The following steps are performed each frame for every active camera, except for the Sorting pass, which is executed only every Nth frame, and the Compute pass, which is executed only every Nth sort, as configured in the GsplatRenderer. The sorting and compute are also triggered when a camera moves past a certain threshold and can be manually triggered.

Compute Prepass

This pre-pass performs precalculations when needed. Currently, it is only used to generate the index buffer when cutouts are enabled.

  • InitOrder (Optional): GsplatRendererImpl.DispatchInitOrder, if cutouts are used and have changed since last call, generate a sequential indices buffer (OrderBuffer), similar to InitPayload. While doing so, the prepass query the splats position to ignore any splats culled by a cutout. The new Bounds of the gaussian is calculated at the same time. Then, the remaining number of splats is extracted from the OrderBuffer.

Sorting Pass

This pass sorts the splats by their depth to the camera. The sorting is performed entirely on the GPU using Gsplat.compute. This compute shader leverages a highly optimized radix sort implementation from DeviceRadixSort.hlsl.

  • Integration: The sorting is initiated by custom render pipeline hooks: GsplatURPFeature for URP, GsplatHDRPPass for HDRP, or GsplatSorter.OnPreCullCamera for BiRP. These hooks call GsplatSorter.DispatchSort.
  • Sorting Steps:
    1. InitPayload (Optional): If the payload buffer (b_sortPayload/OrderBuffer) has not been initialized, fill it with sequential indices (0, 1, 2, ... SplatCount-1).
    2. CalcDepth: IGsplat.ComputeDepth runs an asset-specific compute kernel (CalcDepth or CalcDepthSpark) to calculates view-space depth of each splat, and stores them into SorterResource.InputKeys which will be used as the sorting key.
    3. DeviceRadixSort: The Upsweep, Scan, and Downsweep kernels execute a device-wide radix sort. It sorts the depth values in the b_sort buffer. Crucially, it applies the same reordering operations to the b_sortPayload buffer.
  • Result: After the sort, the b_sortPayload buffer (which is the OrderBuffer from GsplatRendererImpl) contains the original splat indices, now sorted from back-to-front based on their depth to the camera.

Render Pass

With the splats sorted, they can now be drawn using Gsplat.shader.

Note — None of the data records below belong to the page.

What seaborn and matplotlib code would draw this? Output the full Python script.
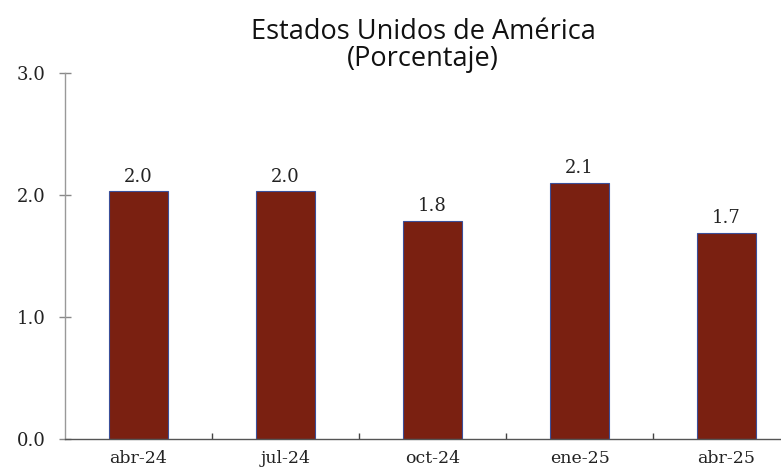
import numpy as np
import pandas as pd
import matplotlib.pyplot as plt
import seaborn as sns
from matplotlib.ticker import FixedLocator

sns.set_theme(style="white")

periodos = ["abr-24", "jul-24", "oct-24", "ene-25", "abr-25"]
valores = [2.03, 2.03, 1.79, 2.10, 1.69]
etiquetas = ["2.0", "2.0", "1.8", "2.1", "1.7"]

df = pd.DataFrame({"periodo": periodos, "valor": valores})

fig = plt.figure(figsize=(7.81, 4.69), dpi=100)
ax = fig.add_axes([0.0832, 0.064, 0.9168, 0.7803])

sns.barplot(data=df, x="periodo", y="valor", color="#7a2011", width=0.40,
            edgecolor="#3b4f99", linewidth=0.8, saturation=1, ax=ax)

for p, txt in zip(ax.patches, etiquetas):
    ax.annotate(txt, (p.get_x() + p.get_width() / 2., p.get_height()),
                ha="center", va="bottom", fontsize=13, family="DejaVu Serif",
                xytext=(0, 4), textcoords="offset points", color="#222222")

ax.set_ylim(0, 3.0)
ax.set_xlim(-0.5, 4.37)
ax.set_yticks([0, 1, 2, 3])
ax.set_yticklabels(["0.0", "1.0", "2.0", "3.0"])
ax.set_xlabel("")
ax.set_ylabel("")

for lbl in ax.get_xticklabels():
    lbl.set_family("DejaVu Serif")
    lbl.set_fontsize(12.5)
    lbl.set_color("#222222")
for lbl in ax.get_yticklabels():
    lbl.set_family("DejaVu Serif")
    lbl.set_fontsize(13)
    lbl.set_color("#222222")

ax.xaxis.set_minor_locator(FixedLocator(np.arange(0.5, 4.5, 1)))
ax.tick_params(axis="x", which="major", length=0, pad=8)
ax.tick_params(axis="x", which="minor", direction="in", length=4, width=1,
               color="#444444", bottom=True)
ax.tick_params(axis="y", which="major", direction="inout", length=8, width=1,
               color="#888888", left=True, pad=10)

for s in ["top", "right"]:
    ax.spines[s].set_visible(False)
ax.spines["left"].set_color("#999999")
ax.spines["bottom"].set_color("#555555")
ax.spines["left"].set_linewidth(1)
ax.spines["bottom"].set_linewidth(1)

ax.set_title("Estados Unidos de América\n(Porcentaje)", fontsize=19.5,
             family="Open Sans", color="#111111", pad=5, linespacing=0.95)

fig.savefig("out.png", dpi=100)
plt.close()
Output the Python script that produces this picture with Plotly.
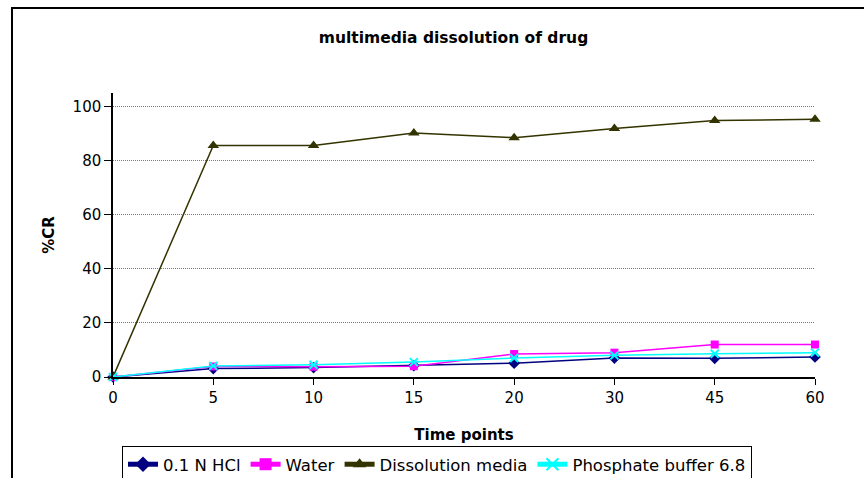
import plotly.graph_objects as go

time_points = ["0", "5", "10", "15", "20", "30", "45", "60"]
hcl = [0, 3.1, 3.5, 4.2, 5.1, 7.0, 6.9, 7.4]
water = [0, 3.9, 3.8, 4.0, 8.5, 9.0, 12.0, 12.0]
dissolution = [0, 85.6, 85.6, 90.2, 88.5, 91.9, 94.8, 95.3]
phosphate = [0, 4.1, 4.5, 5.5, 7.0, 8.0, 8.6, 9.0]
y_ticks = [0, 20, 40, 60, 80, 100]

W, H = 864, 478
L, R, T, B = 113, 49, 93, 101
pw, ph = W - L - R, H - T - B

def px_x(p):
    return (p - L) / pw

def px_y(p):
    return (H - B - p) / ph

fig = go.Figure()
series = [
    ("0.1 N HCl", hcl, "#000080", "diamond", 9, 1.5),
    ("Water", water, "#FF00FF", "square", 8, 1.5),
    ("Dissolution media", dissolution, "#333300", "triangle-up", 10, 1.5),
    ("Phosphate buffer 6.8", phosphate, "#00FFFF", "x-thin-open", 8, 1.5),
]
for name, vals, col, sym, sz, lw in series:
    marker = dict(symbol=sym, size=sz, color=col)
    if sym.startswith("x-thin"):
        marker["line"] = dict(color=col, width=2)
    fig.add_trace(go.Scatter(
        x=time_points, y=vals, name=name, mode="lines+markers",
        line=dict(color=col, width=lw), marker=marker, cliponaxis=False,
    ))

font_family = "DejaVu Sans, Liberation Sans, Arial, sans-serif"
fig.update_layout(
    width=W, height=H,
    margin=dict(l=L, r=R, t=T, b=B, autoexpand=False),
    paper_bgcolor="white", plot_bgcolor="white",
    font=dict(family=font_family, size=15, color="black"),
    title=dict(text="<b>multimedia dissolution of drug</b>", x=453.5 / W, xanchor="center",
               y=1 - 38 / H, yanchor="middle", font=dict(size=15.5)),
    showlegend=True,
    legend=dict(orientation="h", x=px_x(437), xanchor="center", y=px_y(446), yanchor="top",
                bordercolor="black", borderwidth=1, font=dict(size=16.5),
                itemsizing="constant", tracegroupgap=0),
    xaxis=dict(type="category", range=[0, 7], showline=True, linecolor="black", linewidth=1.5,
               ticks="outside", ticklen=6, tickcolor="black", showgrid=False,
               title=dict(text="<b>Time points</b>", standoff=24, font=dict(size=15)),
               tickfont=dict(size=15), automargin=False),
    yaxis=dict(range=[0, 105], tickvals=y_ticks, showline=True, linecolor="black", linewidth=1.5,
               ticks="outside", ticklen=7, tickcolor="black", showgrid=True,
               gridcolor="#7a7a7a", griddash="1px,1px", gridwidth=1, zeroline=False,
               title=dict(text="<b>%CR</b>", standoff=14, font=dict(size=15)),
               tickfont=dict(size=15), automargin=False),
)
fig.add_shape(type="rect", xref="paper", yref="paper",
              x0=px_x(12), x1=px_x(870), y0=px_y(486), y1=px_y(8),
              line=dict(color="black", width=2), fillcolor="rgba(0,0,0,0)", layer="below")

fig.write_html("out.html")
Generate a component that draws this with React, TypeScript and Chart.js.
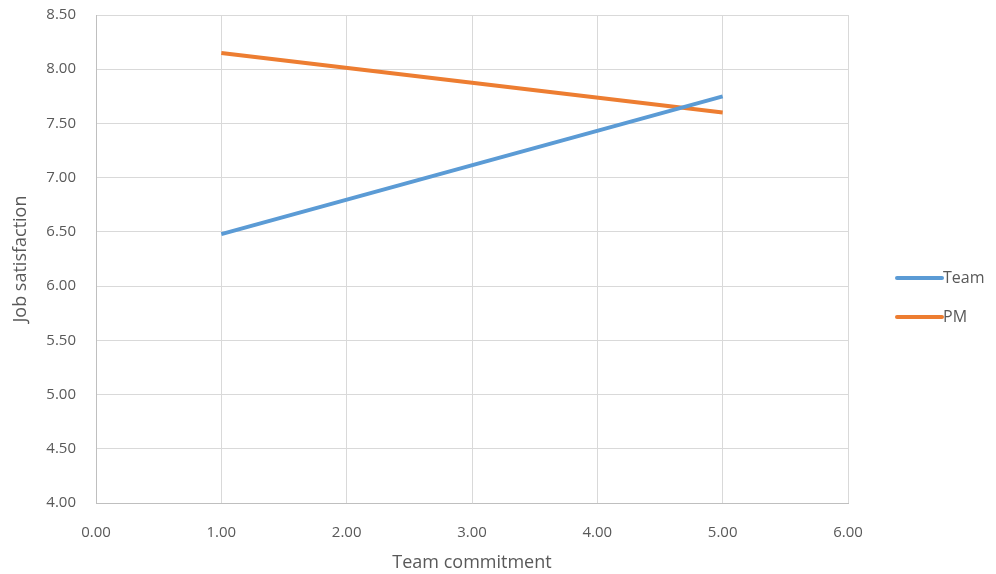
import React, { useEffect, useRef } from "react";
import { Chart, registerables } from "chart.js";

Chart.register(...registerables);

const commitment = [1, 5];
const teamValues = [6.48, 7.75];
const pmValues = [8.15, 7.6];
const seriesNames = ["Team", "PM"];
const seriesColors = ["#5b9bd5", "#ed7d31"];

const FONT = "'Open Sans', 'DejaVu Sans', sans-serif";
const TEXT = "#595959";

// Legend drawn at the right of the plot, Excel-style line swatches
const sideLegend = {
  id: "sideLegend",
  afterDraw(chart: Chart) {
    const ctx = chart.ctx;
    const area = chart.chartArea;
    const startX = area.right + 49;
    const lineLen = 45;
    const baseY = 278;
    const gap = 39;
    ctx.save();
    chart.data.datasets.forEach((ds: any, i: number) => {
      const y = baseY + i * gap;
      ctx.strokeStyle = ds.borderColor;
      ctx.lineWidth = 4;
      ctx.lineCap = "round";
      ctx.beginPath();
      ctx.moveTo(startX, y);
      ctx.lineTo(startX + lineLen, y);
      ctx.stroke();
      ctx.fillStyle = TEXT;
      ctx.font = `16px ${FONT}`;
      ctx.textBaseline = "middle";
      ctx.textAlign = "left";
      ctx.fillText(ds.label, startX + lineLen + 1, y);
    });
    ctx.restore();
  },
};

export default function App() {
  const ref = useRef<HTMLCanvasElement>(null);

  useEffect(() => {
    document.body.style.margin = "0";
    const chart = new Chart(ref.current!, {
      type: "scatter",
      data: {
        datasets: [
          {
            label: seriesNames[0],
            data: commitment.map((x, i) => ({ x, y: teamValues[i] })),
            borderColor: seriesColors[0],
            backgroundColor: seriesColors[0],
            showLine: true,
            borderWidth: 4,
            pointRadius: 0,
          },
          {
            label: seriesNames[1],
            data: commitment.map((x, i) => ({ x, y: pmValues[i] })),
            borderColor: seriesColors[1],
            backgroundColor: seriesColors[1],
            showLine: true,
            borderWidth: 4,
            pointRadius: 0,
          },
        ],
      },
      options: {
        animation: false,
        responsive: false,
        layout: { padding: { top: 15, right: 148, left: 0, bottom: 0 } },
        plugins: {
          legend: { display: false },
          tooltip: { enabled: false },
        },
        scales: {
          x: {
            type: "linear",
            min: 0,
            max: 6,
            ticks: {
              stepSize: 1,
              padding: 21,
              color: TEXT,
              font: { family: FONT, size: 15 },
              callback: (v: any) => Number(v).toFixed(2),
            },
            grid: { color: "#d9d9d9", drawTicks: false },
            border: { color: "#bfbfbf" },
            title: {
              display: true,
              text: "Team commitment",
              color: TEXT,
              font: { family: FONT, size: 18 },
              padding: { top: 10, bottom: 0 },
            },
            afterFit: (s: any) => {
              s.height = 71;
              s.paddingLeft = 0;
              s.paddingRight = 0;
            },
          },
          y: {
            type: "linear",
            min: 4,
            max: 8.5,
            ticks: {
              stepSize: 0.5,
              padding: 20,
              color: TEXT,
              font: { family: FONT, size: 15 },
              callback: (v: any) => Number(v).toFixed(2),
            },
            grid: { color: "#d9d9d9", drawTicks: false },
            border: { color: "#bfbfbf" },
            title: {
              display: true,
              text: "Job satisfaction",
              color: TEXT,
              font: { family: FONT, size: 18 },
              padding: { top: 10, bottom: 0 },
            },
            afterFit: (s: any) => {
              s.width = 96;
              s.paddingTop = 0;
              s.paddingBottom = 0;
            },
          },
        },
      },
      plugins: [sideLegend],
    });
    return () => chart.destroy();
  }, []);

  return (
    <div style={{ width: 996, height: 574, background: "#fff" }}>
      <canvas ref={ref} width={996} height={574} />
    </div>
  );
}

  • Draw Call: The GsplatRendererImpl.Render method issues a single draw call via Graphics.RenderMeshPrimitives. It uses GPU instancing to render multiple instances of the procedurally generated quad mesh, and a material from GsplatAsset.Material is selected based on the desired SHBands. All necessary buffers and parameters (_MATRIX_M, _SplatCount, etc.) are passed to the shader via a MaterialPropertyBlock.
  • Vertex Shader:
    1. Index Calculation: It determines the final splat order to render by combining the instanceID with the intra-instance index stored in the vertex's z-component.
    2. Fetch Sorted ID: It uses this order to look up the actual splat id from the _OrderBuffer. This id corresponds to the correct, depth-sorted splat.
    3. Fetch Splat Data: Using this sorted id, it fetches (extracts) the splat's position, rotation, scale, color, and SH data from their respective buffers.
    4. Apply Scale factor: The splat's UV coordinates are multiplied by the splat's _ScaleFactor, cropping the splat to the given scale.
    5. Covariance & Projection: It calculates the 2D covariance matrix of the Gaussian in screen space. This determines the shape and size of the splat on the screen. It performs frustum and small-splat culling for efficiency.
    6. SH Calculation (Optional): If SHs are used, EvalSH is called to calculate the view-dependent color component, which is then added to the base color.
    7. Vertex Output: It calculates the final clip-space position of the quad's vertex by offsetting it from the splat's projected center based on the 2D covariance. The final color and UV coordinates (representing the position within the Gaussian ellipse) are passed to the fragment shader.
  • Fragment Shader:
    1. It calculates the squared distance from the pixel to the center of the Gaussian ellipse using the interpolated UVs.
    2. If the pixel is outside the ellipse (A > 1.0), it is discarded.
    3. The alpha is calculated using an exponential falloff based on the distance, modulated by the splat's opacity. Pixels with very low alpha are discarded.
    4. An additional falloff, based on the scaling factor, is added to the alpha to keep the gaussian splats smooth. This prevents the harsh edges of cropped splats.
    5. The final color is the vertex color multiplied by the calculated alpha. An optional Gamma To Linear conversion can be applied before output.